San Francisco-based apparel company

Dirtbag Clothing "Sheriff" Logo

Dirtbag Clothing is a San Diego–based clothing company, founded in 1996. Dirtbag manufactures various styles of clothing including streetwear, rock-n-roll and urban clothing, hoodies, flex-fits, women's tee-shirts/babydolls, and accessories. The company's business model relies heavily on internet sales, social media, and marketing. Dirtbag was projected to reach $1.4 million in sales as of 2004.

==History==
Dirtbag Clothing was founded by partners Douglas Canning and John Alves during their final year as film majors at San Francisco State University. Instead of starting with a catalog like most clothing companies, Canning began with a website. From there, he went to the websites of independent record labels to get email addresses for bands that would fit his demographic and offered a 40% discount on those willing to wear their merchandise.

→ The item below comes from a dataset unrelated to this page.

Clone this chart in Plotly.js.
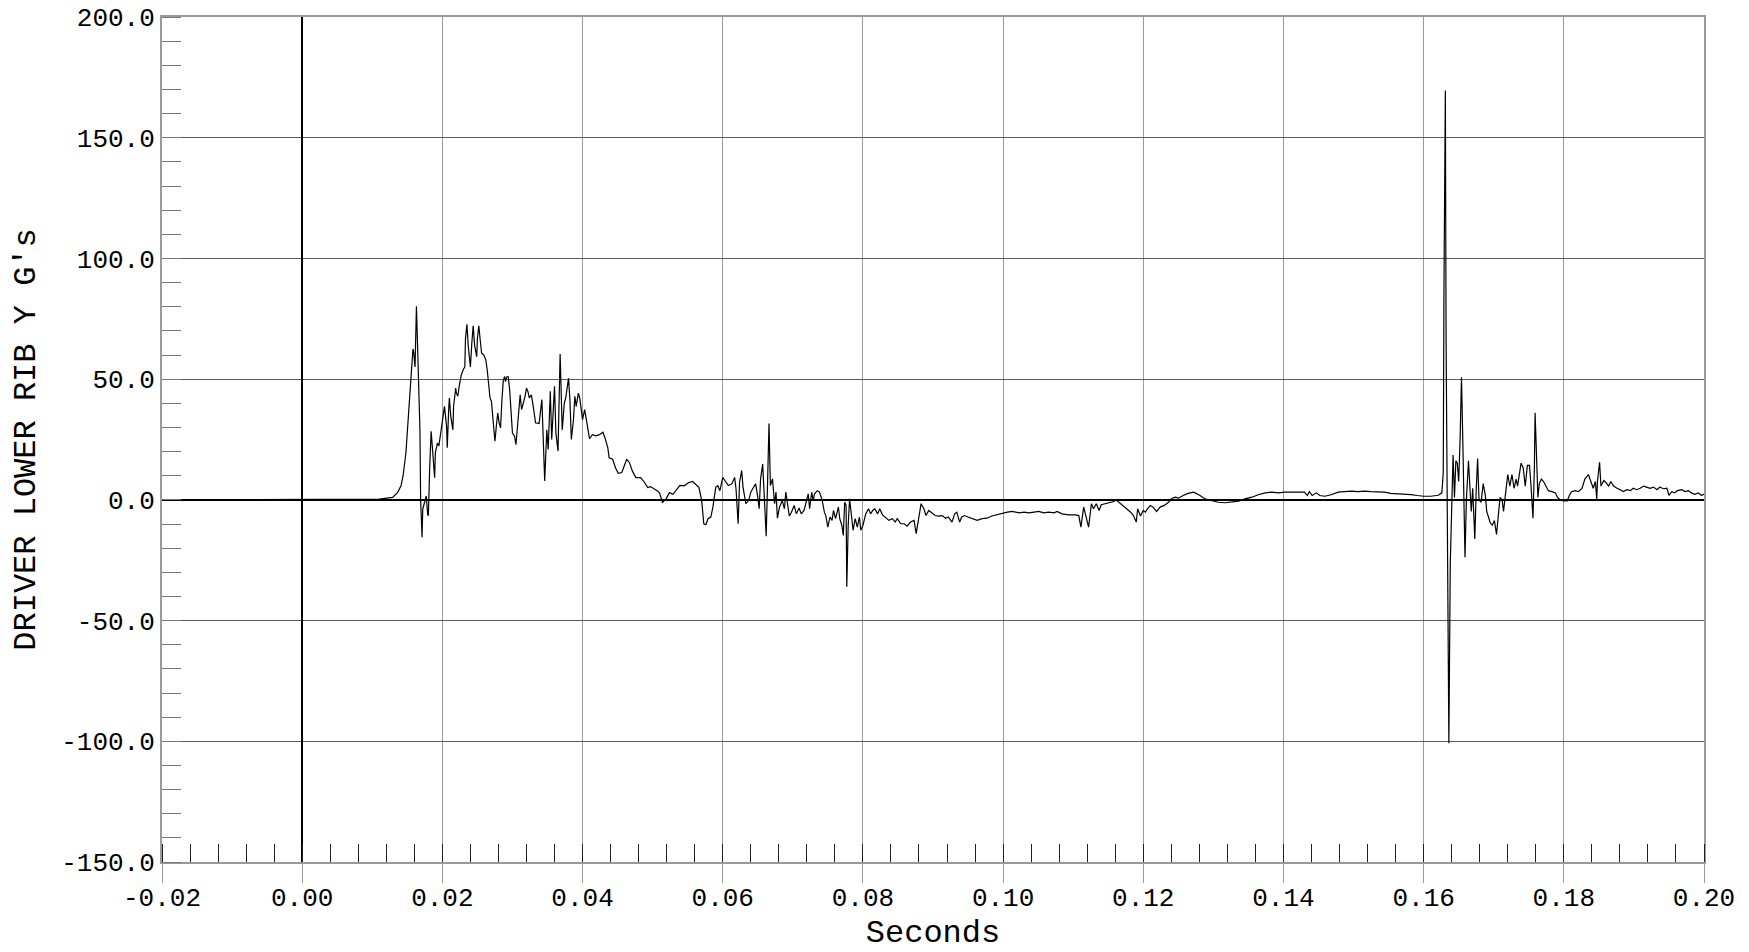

In October 2008, Dirtbag re-launched its clothing site and added Jim Stroesser as CEO. Stroesser previously held senior executive positions at Nike, Oakley, Quiksilver, Pony and Converse. In November 2008, Dirtbag began offering a wide variety of t-shirts, hoodies, and headwear.

In 2009, the company started Dirtbag Music- a record label led by owner partners Doug Whitsit and Mark Evans. The label became an overnight success when their first act, Seasons After, launched into the top 40 with the hit: "Cry Little Sister". Dirtbag Music then briefly partnered with Warner Independent Label Group as one of their subsidiaries. Dirtbag Music ceases to exist, and Dirtbag Clothing is no longer affiliated with Mark Evans.

==Revenues==
Dirtbag Clothing had sales of approximately $1 million in 2002, half coming through online purchases. As of 2004, Dirtbag's revenues were projected at $1.4 million.

==Sponsors==
Dirtbag Clothing sponsors include performers and bands in the metal scene, including Slipknot, Fear Factory, Jerry Cantrell, Drowning Pool, Shadows Fall, Black Label Society, Brand New Sin, Machine Head, Papa Roach and Hinder.